Now, if you would not count yourself a follower of Jesus, this is unbelievably good news. Listen to this: Jesus’ love comes with no strings attached. None. Not a single one. No matter how deep in a mess you happen to be, if you will turn in Jesus’ direction, He will run to scoop you up, clean you off, and embrace you with His love like a loving parent whose toddler has fallen trying to walk. Just as He refused to condemn this woman whose sin was obvious and awful, He will refuse to condemn you. In fact, it’s even better than that. He took your condemnation on Himself. He paid the price you couldn’t pay so you didn’t have to worry about it any longer. You just have to trust your life to Him, and the rest will fall into place. That’s grace and it’s amazing.

But.

He is also going to insist that you leave your sin behind entirely. That’s what He said here to the woman: quit sinning. You can’t have both Jesus and your sin. It just doesn’t work like that. It is an either-or proposition, not a both-and. If you want to keep sinning you can, but that is a sign you aren’t yet willing to receive the grace He longs to give. That’s truth. The kingdom of God is real, and you’ve got to fully embrace reality if you want to be there.

If you would count yourself among Jesus’ followers, this love is our standard. Loving like Jesus requires grace and truth. We can’t slack in either direction or we fail to love like He did. We must—that is, must—receive sinners just like Jesus did. Never do we condemn someone trying to come to Jesus. It does not matter how ugly their sin might look from our perspective (ours looks just as ugly from God’s perspective), we receive them with arms open wide. Period. Full stop. No exceptions. Imagine if a church today got just that right. What a difference it would make!

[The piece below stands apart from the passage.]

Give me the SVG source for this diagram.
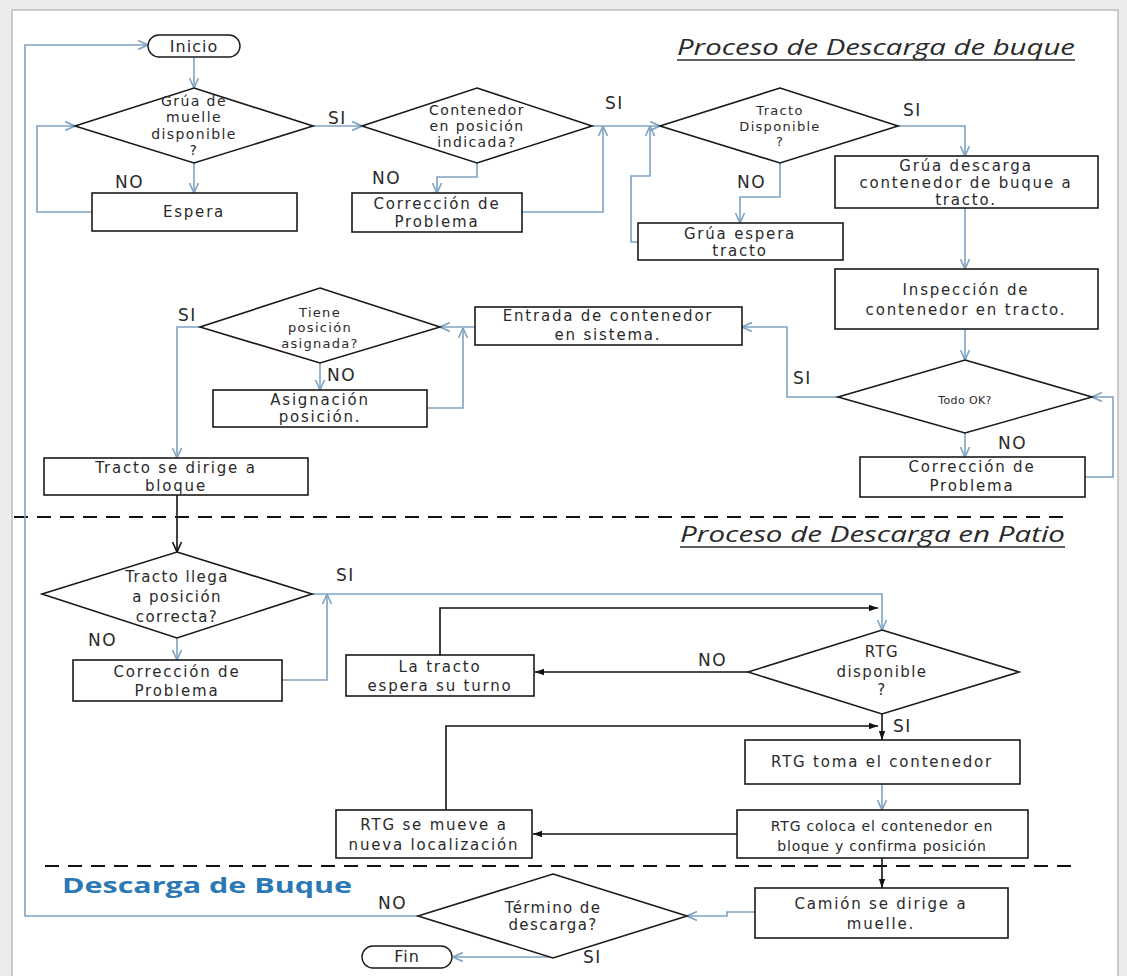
<svg xmlns="http://www.w3.org/2000/svg" width="1127" height="976" viewBox="0 0 1127 976">
<defs>
<marker id="ab" viewBox="0 0 10 10" refX="10" refY="5" markerWidth="10" markerHeight="10" markerUnits="userSpaceOnUse" orient="auto"><path d="M0,0.5 L10,5 L0,9.5" fill="none" stroke="#7fa3c3" stroke-width="1.6"/></marker>
<marker id="ak" viewBox="0 0 10 10" refX="10" refY="5" markerWidth="10" markerHeight="10" markerUnits="userSpaceOnUse" orient="auto"><path d="M0,0.5 L10,5 L0,9.5" fill="none" stroke="#111" stroke-width="1.6"/></marker>
<marker id="af" viewBox="0 0 10 10" refX="10" refY="5" markerWidth="9" markerHeight="9" markerUnits="userSpaceOnUse" orient="auto"><path d="M0,1.5 L10,5 L0,8.5 z" fill="#111"/></marker>
</defs>
<style>
.bg{fill:#ececec}
.panel{fill:#fff;stroke:#bdbdbd;stroke-width:1.5}
.box{fill:#fff;stroke:#1a1a1a;stroke-width:1.6}
.term{fill:#fff;stroke:#1a1a1a;stroke-width:1.4}
.t{font-family:"DejaVu Sans",sans-serif;font-size:15px;letter-spacing:1.8px;fill:#2a2a2a;text-anchor:middle}
.d14{font-size:14px;letter-spacing:1.4px}
.d13{font-size:13px;letter-spacing:1.3px}
.d15{font-size:15px;letter-spacing:1.4px}
.s14{font-size:14px;letter-spacing:0.8px}
.s16{font-size:16px;letter-spacing:1px}
.s11{font-size:11px;letter-spacing:0.4px}
.lbl{font-family:"DejaVu Sans",sans-serif;font-size:17px;letter-spacing:1.5px;fill:#2a2a2a}
.cb{fill:none;stroke:#7fa3c3;stroke-width:1.6}
.ck{fill:none;stroke:#111;stroke-width:1.6}
.dash{fill:none;stroke:#111;stroke-width:2.2;stroke-dasharray:14 9}
.title{font-family:"Open Sans",sans-serif;font-style:italic;font-size:22px;fill:#2a2a2a}
.ul{stroke:#2a2a2a;stroke-width:1.3}
.sec{font-family:"Open Sans",sans-serif;font-weight:bold;font-size:22px;fill:#2b78b5}
</style>
<rect class="bg" x="0" y="0" width="1127" height="976"/>
<rect class="panel" x="12" y="10" width="1106" height="980"/>

<g id="titles">
<text class="title" x="677" y="55" textLength="398" lengthAdjust="spacingAndGlyphs">Proceso de Descarga de buque</text>
<line class="ul" x1="677" y1="60" x2="1075" y2="60"/>
<text class="title" x="680" y="542" textLength="385" lengthAdjust="spacingAndGlyphs">Proceso de Descarga en Patio</text>
<line class="ul" x1="680" y1="547" x2="1065" y2="547"/>
<text class="sec" x="62" y="893" textLength="290" lengthAdjust="spacingAndGlyphs">Descarga de Buque</text>
<line class="dash" x1="14" y1="517" x2="1072" y2="517"/>
<line class="dash" x1="45" y1="866" x2="1072" y2="866"/>
</g>

<g id="connectors">
<path class="cb" d="M194,57 V88" marker-end="url(#ab)"/>
<path class="cb" d="M194,163 V193" marker-end="url(#ab)"/>
<path class="cb" d="M92,212 H37 V126 H75" marker-end="url(#ab)"/>
<path class="cb" d="M313,126 H362" marker-end="url(#ab)"/>
<path class="cb" d="M477,163 V177 H437 V193" marker-end="url(#ab)"/>
<path class="cb" d="M522,212 H603 V126" marker-end="url(#ab)"/>
<path class="cb" d="M592,126 H660" marker-end="url(#ab)"/>
<path class="cb" d="M638,242 H631 V176 H650 V126" marker-end="url(#ab)"/>
<path class="cb" d="M780,163 V197 H740 V223" marker-end="url(#ab)"/>
<path class="cb" d="M898,126 H965 V156" marker-end="url(#ab)"/>
<path class="cb" d="M965,208 V269" marker-end="url(#ab)"/>
<path class="cb" d="M965,329 V360" marker-end="url(#ab)"/>
<path class="cb" d="M965,433 V457" marker-end="url(#ab)"/>
<path class="cb" d="M1085,477 H1113 V397 H1092" marker-end="url(#ab)"/>
<path class="cb" d="M838,397 H787 V327 H742" marker-end="url(#ab)"/>
<path class="cb" d="M475,327 H440" marker-end="url(#ab)"/>
<path class="cb" d="M427,408 H463 V328" marker-end="url(#ab)"/>
<path class="cb" d="M320,363 V390" marker-end="url(#ab)"/>
<path class="cb" d="M200,327 H177 V458" marker-end="url(#ab)"/>
<path class="ck" d="M177,495 V552" marker-end="url(#ak)"/>
<path class="cb" d="M177,638 V660" marker-end="url(#ab)"/>
<path class="cb" d="M282,680 H327 V594" marker-end="url(#ab)"/>
<path class="cb" d="M312,594 H882 V630" marker-end="url(#ab)"/>
<path class="ck" d="M440,655 V608 H878" marker-end="url(#af)"/>
<path class="ck" d="M748,672 H535" marker-end="url(#af)"/>
<path class="ck" d="M882,714 V740" marker-end="url(#af)"/>
<path class="ck" d="M446,810 V726 H878" marker-end="url(#af)"/>
<path class="cb" d="M882,784 V810" marker-end="url(#ab)"/>
<path class="ck" d="M737,834 H533" marker-end="url(#af)"/>
<path class="ck" d="M882,858 V888" marker-end="url(#af)"/>
<path class="cb" d="M755,912 H727 V916 H687" marker-end="url(#ab)"/>
<path class="cb" d="M418,916 H25 V45 H148" marker-end="url(#ab)"/>
<path class="cb" d="M553,958 V957 H453" marker-end="url(#ab)"/>
</g>

<g id="labels">
<text class="lbl" x="328" y="124">SI</text>
<text class="lbl" x="115" y="188">NO</text>
<text class="lbl" x="372" y="184">NO</text>
<text class="lbl" x="605" y="109">SI</text>
<text class="lbl" x="737" y="188">NO</text>
<text class="lbl" x="903" y="116">SI</text>
<text class="lbl" x="793" y="384">SI</text>
<text class="lbl" x="998" y="449">NO</text>
<text class="lbl" x="178" y="321">SI</text>
<text class="lbl" x="327" y="381">NO</text>
<text class="lbl" x="88" y="646">NO</text>
<text class="lbl" x="336" y="581">SI</text>
<text class="lbl" x="698" y="666">NO</text>
<text class="lbl" x="893" y="732">SI</text>
<text class="lbl" x="378" y="909">NO</text>
<text class="lbl" x="583" y="963">SI</text>
</g>

<g id="inicio"><rect class="term" x="148" y="35" width="92" height="22" rx="11"/><text class="t s16" x="194" y="52">Inicio</text></g>
<g id="d-grua"><polygon class="box" points="194,88 313,126 194,163 75,126"/>
<text class="t d14" x="194" y="106">Grúa de</text><text class="t d14" x="194" y="122">muelle</text><text class="t d14" x="194" y="139">disponible</text><text class="t d14" x="194" y="155">?</text></g>
<g id="espera"><rect class="box" x="92" y="193" width="205" height="38"/><text class="t" x="194" y="217">Espera</text></g>
<g id="d-contenedor"><polygon class="box" points="477,88 592,126 477,163 362,126"/>
<text class="t d14" x="477" y="115">Contenedor</text><text class="t d14" x="477" y="131">en posición</text><text class="t d14" x="477" y="147">indicada?</text></g>
<g id="correccion1"><rect class="box" x="352" y="193" width="170" height="39"/><text class="t" x="437" y="209">Corrección de</text><text class="t" x="437" y="227">Problema</text></g>
<g id="d-tracto"><polygon class="box" points="780,88 898,126 780,163 660,126"/>
<text class="t d13" x="780" y="115">Tracto</text><text class="t d13" x="780" y="131">Disponible</text><text class="t d13" x="780" y="146">?</text></g>
<g id="grua-espera"><rect class="box" x="638" y="223" width="205" height="37"/><text class="t" x="740" y="239">Grúa espera</text><text class="t" x="740" y="256">tracto</text></g>
<g id="grua-descarga"><rect class="box" x="835" y="156" width="263" height="52"/><text class="t" x="966" y="171">Grúa descarga</text><text class="t" x="966" y="188">contenedor de buque a</text><text class="t" x="966" y="205">tracto.</text></g>
<g id="inspeccion"><rect class="box" x="835" y="269" width="263" height="60"/><text class="t" x="966" y="295">Inspección de</text><text class="t" x="966" y="315">contenedor en tracto.</text></g>
<g id="d-todo"><polygon class="box" points="965,360 1092,397 965,433 838,397"/><text class="t s11" x="965" y="404">Todo OK?</text></g>
<g id="correccion3"><rect class="box" x="860" y="457" width="225" height="40"/><text class="t" x="972" y="472">Corrección de</text><text class="t" x="972" y="491">Problema</text></g>
<g id="entrada"><rect class="box" x="475" y="307" width="267" height="38"/><text class="t" x="608" y="321">Entrada de contenedor</text><text class="t" x="608" y="340">en sistema.</text></g>
<g id="d-tiene"><polygon class="box" points="320,288 440,327 320,363 200,327"/>
<text class="t d13" x="320" y="317">Tiene</text><text class="t d13" x="320" y="332">posición</text><text class="t d13" x="320" y="348">asignada?</text></g>
<g id="asignacion"><rect class="box" x="213" y="390" width="214" height="37"/><text class="t" x="320" y="405">Asignación</text><text class="t" x="320" y="422">posición.</text></g>
<g id="tracto-dirige"><rect class="box" x="44" y="458" width="264" height="37"/><text class="t" x="176" y="473">Tracto se dirige a</text><text class="t" x="176" y="491">bloque</text></g>

<g id="d-llega"><polygon class="box" points="177,552 312,594 177,638 42,594"/>
<text class="t d15" x="177" y="582">Tracto llega</text><text class="t d15" x="177" y="602">a posición</text><text class="t d15" x="177" y="622">correcta?</text></g>
<g id="correccion2"><rect class="box" x="73" y="660" width="209" height="41"/><text class="t" x="177" y="677">Corrección de</text><text class="t" x="177" y="696">Problema</text></g>
<g id="la-tracto"><rect class="box" x="346" y="655" width="188" height="41"/><text class="t" x="440" y="672">La tracto</text><text class="t" x="440" y="691">espera su turno</text></g>
<g id="d-rtg"><polygon class="box" points="882,630 1019,672 882,714 748,672"/>
<text class="t d15" x="882" y="657">RTG</text><text class="t d15" x="882" y="677">disponible</text><text class="t d15" x="882" y="695">?</text></g>
<g id="rtg-toma"><rect class="box" x="745" y="740" width="275" height="44"/><text class="t" x="882" y="767">RTG toma el contenedor</text></g>
<g id="rtg-coloca"><rect class="box" x="737" y="810" width="291" height="48"/><text class="t s14" x="882" y="831">RTG coloca el contenedor en</text><text class="t s14" x="882" y="851">bloque y confirma posición</text></g>
<g id="rtg-mueve"><rect class="box" x="336" y="810" width="196" height="48"/><text class="t" x="434" y="830">RTG se mueve a</text><text class="t" x="434" y="850">nueva localización</text></g>
<g id="camion"><rect class="box" x="755" y="888" width="253" height="50"/><text class="t" x="881" y="909">Camión se dirige a</text><text class="t" x="881" y="929">muelle.</text></g>
<g id="d-termino"><polygon class="box" points="553,874 687,916 553,958 418,916"/>
<text class="t d15" x="553" y="913">Término de</text><text class="t d15" x="553" y="930">descarga?</text></g>
<g id="fin"><rect class="term" x="362" y="946" width="90" height="22" rx="11"/><text class="t s16" x="407" y="962">Fin</text></g>
</svg>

But while we must do that much, we can’t stop there. We receive them just as they are and then walk with them—do you hear that?—on a path away from their sin and brokenness in the direction of the righteousness of Christ. That’s truth. Unless we enable them to yield to the truth—a position we earn with our commitment to grace—we aren’t really loving them. Love is an intentional decision to see someone else become more fully who God designed them to be in Christ. And that requires grace and truth. Loving like Jesus requires grace and truth. Let us embrace both and see the world around us changed. Grace and truth. Loving like Jesus requires grace and truth.